**Problem statement**
Drop every picture, then transcribe the remaining data exactly.

--- START Supplied material ---

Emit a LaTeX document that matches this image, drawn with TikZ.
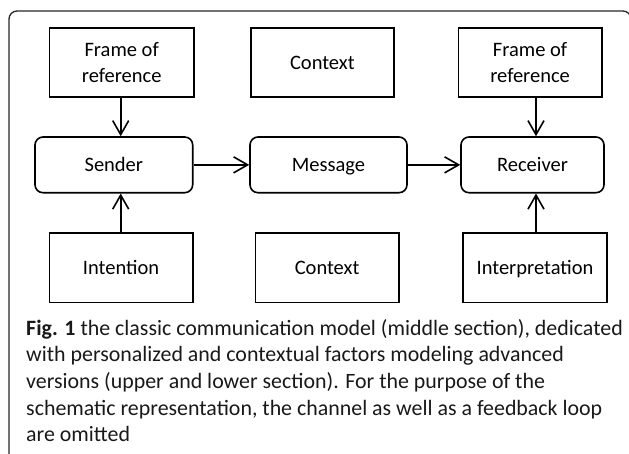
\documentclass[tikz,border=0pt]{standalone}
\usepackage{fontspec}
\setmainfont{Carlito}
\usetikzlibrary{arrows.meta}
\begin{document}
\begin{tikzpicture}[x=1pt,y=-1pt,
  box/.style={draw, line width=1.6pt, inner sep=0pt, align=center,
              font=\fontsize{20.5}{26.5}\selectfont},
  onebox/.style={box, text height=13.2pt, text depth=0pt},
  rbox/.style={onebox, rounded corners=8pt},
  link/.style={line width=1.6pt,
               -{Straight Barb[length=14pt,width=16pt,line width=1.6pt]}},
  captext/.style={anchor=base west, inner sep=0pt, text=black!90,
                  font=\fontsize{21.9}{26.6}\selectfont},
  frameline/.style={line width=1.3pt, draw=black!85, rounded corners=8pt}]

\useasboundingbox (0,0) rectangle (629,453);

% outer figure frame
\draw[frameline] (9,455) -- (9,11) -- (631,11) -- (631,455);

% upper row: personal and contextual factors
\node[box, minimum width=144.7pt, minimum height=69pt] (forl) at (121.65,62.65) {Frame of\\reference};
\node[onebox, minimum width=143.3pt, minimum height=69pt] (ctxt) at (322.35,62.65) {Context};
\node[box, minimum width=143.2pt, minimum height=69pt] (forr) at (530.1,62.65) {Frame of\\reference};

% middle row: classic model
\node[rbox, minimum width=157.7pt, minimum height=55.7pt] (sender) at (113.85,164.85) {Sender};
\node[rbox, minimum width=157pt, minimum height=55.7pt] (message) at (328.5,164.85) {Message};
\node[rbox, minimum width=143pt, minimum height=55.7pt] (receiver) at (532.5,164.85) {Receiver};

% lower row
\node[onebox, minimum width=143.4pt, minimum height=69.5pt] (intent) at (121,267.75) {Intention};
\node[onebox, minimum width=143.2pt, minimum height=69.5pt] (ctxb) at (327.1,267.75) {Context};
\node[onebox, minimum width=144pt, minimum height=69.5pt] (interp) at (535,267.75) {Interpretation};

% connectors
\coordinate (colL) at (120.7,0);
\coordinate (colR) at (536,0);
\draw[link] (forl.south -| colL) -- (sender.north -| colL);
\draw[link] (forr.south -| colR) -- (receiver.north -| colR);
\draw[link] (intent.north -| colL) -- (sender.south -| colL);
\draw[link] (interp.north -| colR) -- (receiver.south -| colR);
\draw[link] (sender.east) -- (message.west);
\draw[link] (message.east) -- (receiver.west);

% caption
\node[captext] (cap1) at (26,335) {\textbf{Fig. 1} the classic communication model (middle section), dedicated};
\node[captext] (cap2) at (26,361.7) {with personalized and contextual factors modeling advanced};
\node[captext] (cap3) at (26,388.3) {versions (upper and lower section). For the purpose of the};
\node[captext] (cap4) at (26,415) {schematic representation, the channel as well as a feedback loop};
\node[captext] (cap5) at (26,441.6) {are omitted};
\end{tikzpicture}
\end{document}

--- END Supplied material ---

**Solution**
Emit a LaTeX document that matches this image, drawn with TikZ.
\documentclass[tikz,border=0pt]{standalone}
\usepackage{fontspec}
\setmainfont{Carlito}
\usetikzlibrary{arrows.meta}
\begin{document}
\begin{tikzpicture}[x=1pt,y=-1pt,
  box/.style={draw, line width=1.6pt, inner sep=0pt, align=center,
              font=\fontsize{20.5}{26.5}\selectfont},
  onebox/.style={box, text height=13.2pt, text depth=0pt},
  rbox/.style={onebox, rounded corners=8pt},
  link/.style={line width=1.6pt,
               -{Straight Barb[length=14pt,width=16pt,line width=1.6pt]}},
  captext/.style={anchor=base west, inner sep=0pt, text=black!90,
                  font=\fontsize{21.9}{26.6}\selectfont},
  frameline/.style={line width=1.3pt, draw=black!85, rounded corners=8pt}]

\useasboundingbox (0,0) rectangle (629,453);

% outer figure frame
\draw[frameline] (9,455) -- (9,11) -- (631,11) -- (631,455);

% upper row: personal and contextual factors
\node[box, minimum width=144.7pt, minimum height=69pt] (forl) at (121.65,62.65) {Frame of\\reference};
\node[onebox, minimum width=143.3pt, minimum height=69pt] (ctxt) at (322.35,62.65) {Context};
\node[box, minimum width=143.2pt, minimum height=69pt] (forr) at (530.1,62.65) {Frame of\\reference};

% middle row: classic model
\node[rbox, minimum width=157.7pt, minimum height=55.7pt] (sender) at (113.85,164.85) {Sender};
\node[rbox, minimum width=157pt, minimum height=55.7pt] (message) at (328.5,164.85) {Message};
\node[rbox, minimum width=143pt, minimum height=55.7pt] (receiver) at (532.5,164.85) {Receiver};

% lower row
\node[onebox, minimum width=143.4pt, minimum height=69.5pt] (intent) at (121,267.75) {Intention};
\node[onebox, minimum width=143.2pt, minimum height=69.5pt] (ctxb) at (327.1,267.75) {Context};
\node[onebox, minimum width=144pt, minimum height=69.5pt] (interp) at (535,267.75) {Interpretation};

% connectors
\coordinate (colL) at (120.7,0);
\coordinate (colR) at (536,0);
\draw[link] (forl.south -| colL) -- (sender.north -| colL);
\draw[link] (forr.south -| colR) -- (receiver.north -| colR);
\draw[link] (intent.north -| colL) -- (sender.south -| colL);
\draw[link] (interp.north -| colR) -- (receiver.south -| colR);
\draw[link] (sender.east) -- (message.west);
\draw[link] (message.east) -- (receiver.west);

% caption
\node[captext] (cap1) at (26,335) {\textbf{Fig. 1} the classic communication model (middle section), dedicated};
\node[captext] (cap2) at (26,361.7) {with personalized and contextual factors modeling advanced};
\node[captext] (cap3) at (26,388.3) {versions (upper and lower section). For the purpose of the};
\node[captext] (cap4) at (26,415) {schematic representation, the channel as well as a feedback loop};
\node[captext] (cap5) at (26,441.6) {are omitted};
\end{tikzpicture}
\end{document}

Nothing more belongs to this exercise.